Polish victims are never mentioned. Poland the country that fought Nazi Germany for the longest time. The country that suffered the greatest losses and destruction. The country that did the most to try and save Jews. Poland, the only German-occupied country where the German occupiers imposed a death sentence on any person and their family (i.e. Poles) for helping Jews. Tens of thousands of Poles were executed for trying to provide such assistance or sanctuary. The world ignored Poland’s reports about the genocide. And now the world ignores Polish victims.

In September 1939, Poland was also invaded by the Soviet Union who were then a partner of Nazi Germany under the Molotov–Ribbentrop Pact. The Soviet NKVD also targeted Polish leaders. In the Spring of 1940, nearly 22,000 Polish Army and Police officers were massacred at Katyń. The Soviet NKVD also deported (in an “ethnic cleansing”) approx. 1.5 million Polish citizens using railway cattle trucks to slave labour camps (gulags) in Siberia and Kazakhstan. Hundreds of thousands of Poles perished in the brutal conditions. The story of these victims was suppressed during the post war communist occupation of Poland and these victims are still also ignored in the “West”.

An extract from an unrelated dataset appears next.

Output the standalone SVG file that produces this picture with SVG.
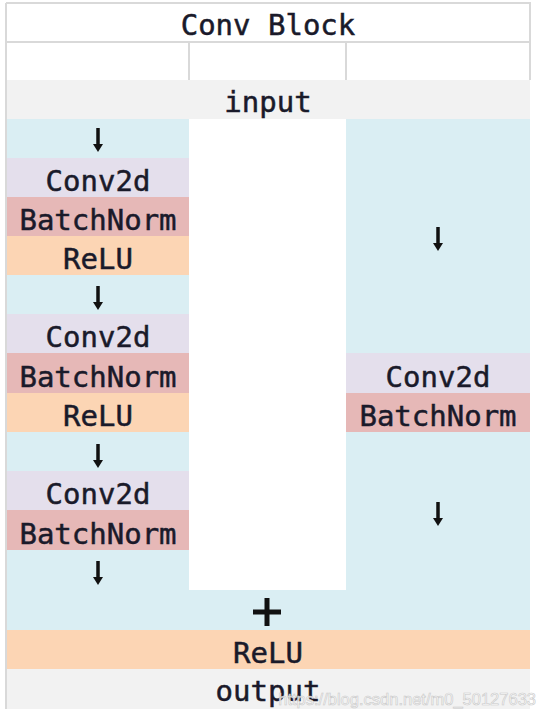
<svg xmlns="http://www.w3.org/2000/svg" width="547" height="720" viewBox="0 0 547 720">
<style>
.t{font-family:"DejaVu Sans Mono","Liberation Mono",monospace;font-size:29px;fill:#1a1a2a;stroke:#1a1a2a;stroke-width:0.5;text-anchor:middle}
.grid{stroke:#d9d9d9;stroke-width:2;fill:none}
.blue{fill:#daeef3}.lav{fill:#e4dfec}.bn{fill:#e6b8b7}.relu{fill:#fcd5b4}.gray{fill:#f2f2f2}
.arr{stroke:#111;stroke-width:3.5;fill:none}
.ah{fill:#111}
</style>
<defs>
<g id="arrow">
<line class="arr" x1="0" y1="-12" x2="0" y2="5"/>
<polygon class="ah" points="-5,4 5,4 0,12"/>
</g>
</defs>
<rect width="547" height="720" fill="#ffffff"/>
<g id="header">
<path class="grid" d="M6,3 H530 V80 M6,42 H530 M189,42 V80 M346,42 V80"/>
<text class="t" x="268" y="35">Conv Block</text>
</g>
<g id="input">
<rect class="gray" x="7" y="80" width="523" height="39"/>
<text class="t" x="268" y="112">input</text>
</g>
<g id="left-branch">
<rect class="blue" x="7" y="119" width="182" height="39"/>
<rect id="conv1" class="lav" x="7" y="158" width="182" height="39"/>
<rect id="bn1" class="bn" x="7" y="197" width="182" height="39"/>
<rect id="relu1" class="relu" x="7" y="236" width="182" height="39"/>
<rect class="blue" x="7" y="275" width="182" height="39"/>
<rect id="conv2" class="lav" x="7" y="314" width="182" height="39"/>
<rect id="bn2" class="bn" x="7" y="353" width="182" height="40"/>
<rect id="relu2" class="relu" x="7" y="393" width="182" height="39"/>
<rect class="blue" x="7" y="432" width="182" height="39"/>
<rect id="conv3" class="lav" x="7" y="471" width="182" height="39"/>
<rect id="bn3" class="bn" x="7" y="510" width="182" height="40"/>
<rect class="blue" x="7" y="550" width="182" height="40"/>
<text class="t" x="98" y="191">Conv2d</text>
<text class="t" x="98" y="230">BatchNorm</text>
<text class="t" x="98" y="269">ReLU</text>
<text class="t" x="98" y="347">Conv2d</text>
<text class="t" x="98" y="387">BatchNorm</text>
<text class="t" x="98" y="426">ReLU</text>
<text class="t" x="98" y="504">Conv2d</text>
<text class="t" x="98" y="544">BatchNorm</text>
</g>
<g id="right-branch">
<rect class="blue" x="346" y="119" width="184" height="234"/>
<rect id="conv-s" class="lav" x="346" y="353" width="184" height="40"/>
<rect id="bn-s" class="bn" x="346" y="393" width="184" height="39"/>
<rect class="blue" x="346" y="432" width="184" height="158"/>
<text class="t" x="438" y="387">Conv2d</text>
<text class="t" x="438" y="426">BatchNorm</text>
</g>
<g id="add">
<rect class="blue" x="7" y="590" width="523" height="40"/>
<path d="M253,612 H281 M267,598 V626" stroke="#111" stroke-width="5" fill="none"/>
</g>
<g id="relu-out">
<rect class="relu" x="7" y="630" width="523" height="39"/>
<text class="t" x="268" y="663">ReLU</text>
</g>
<g id="output">
<rect class="gray" x="7" y="669" width="523" height="40"/>
<text class="t" x="268" y="701">output</text>
</g>
<g id="connectors">
<use href="#arrow" x="98" y="140"/>
<use href="#arrow" x="98" y="298"/>
<use href="#arrow" x="98" y="456"/>
<use href="#arrow" x="98" y="573"/>
<use href="#arrow" x="438" y="239"/>
<use href="#arrow" x="438" y="514"/>
</g>
<line class="grid" x1="6" y1="3" x2="6" y2="709"/>
<text x="536" y="705" font-family="Liberation Sans, Arial, sans-serif" font-size="16.5" text-anchor="end" fill="#ffffff" fill-opacity="0.85" stroke="#c8c8c8" stroke-width="0.6">https://blog.csdn.net/m0_50127633</text>
</svg>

One of the Polish priest murdered in Auschwitz was Maximilian Kolbe. He became a saint. His statue, as a modern day martyr, stands above the Great West Door of Westminster Abbey.
St Maximilian Kolbe is one of the patron saints of “political prisoners” and journalists. Journalists and their editors who never mention Polish victims but sometimes confuse them with “political prisoners”. It is also a peculiar malady that afflicts most Holocaust Memorials.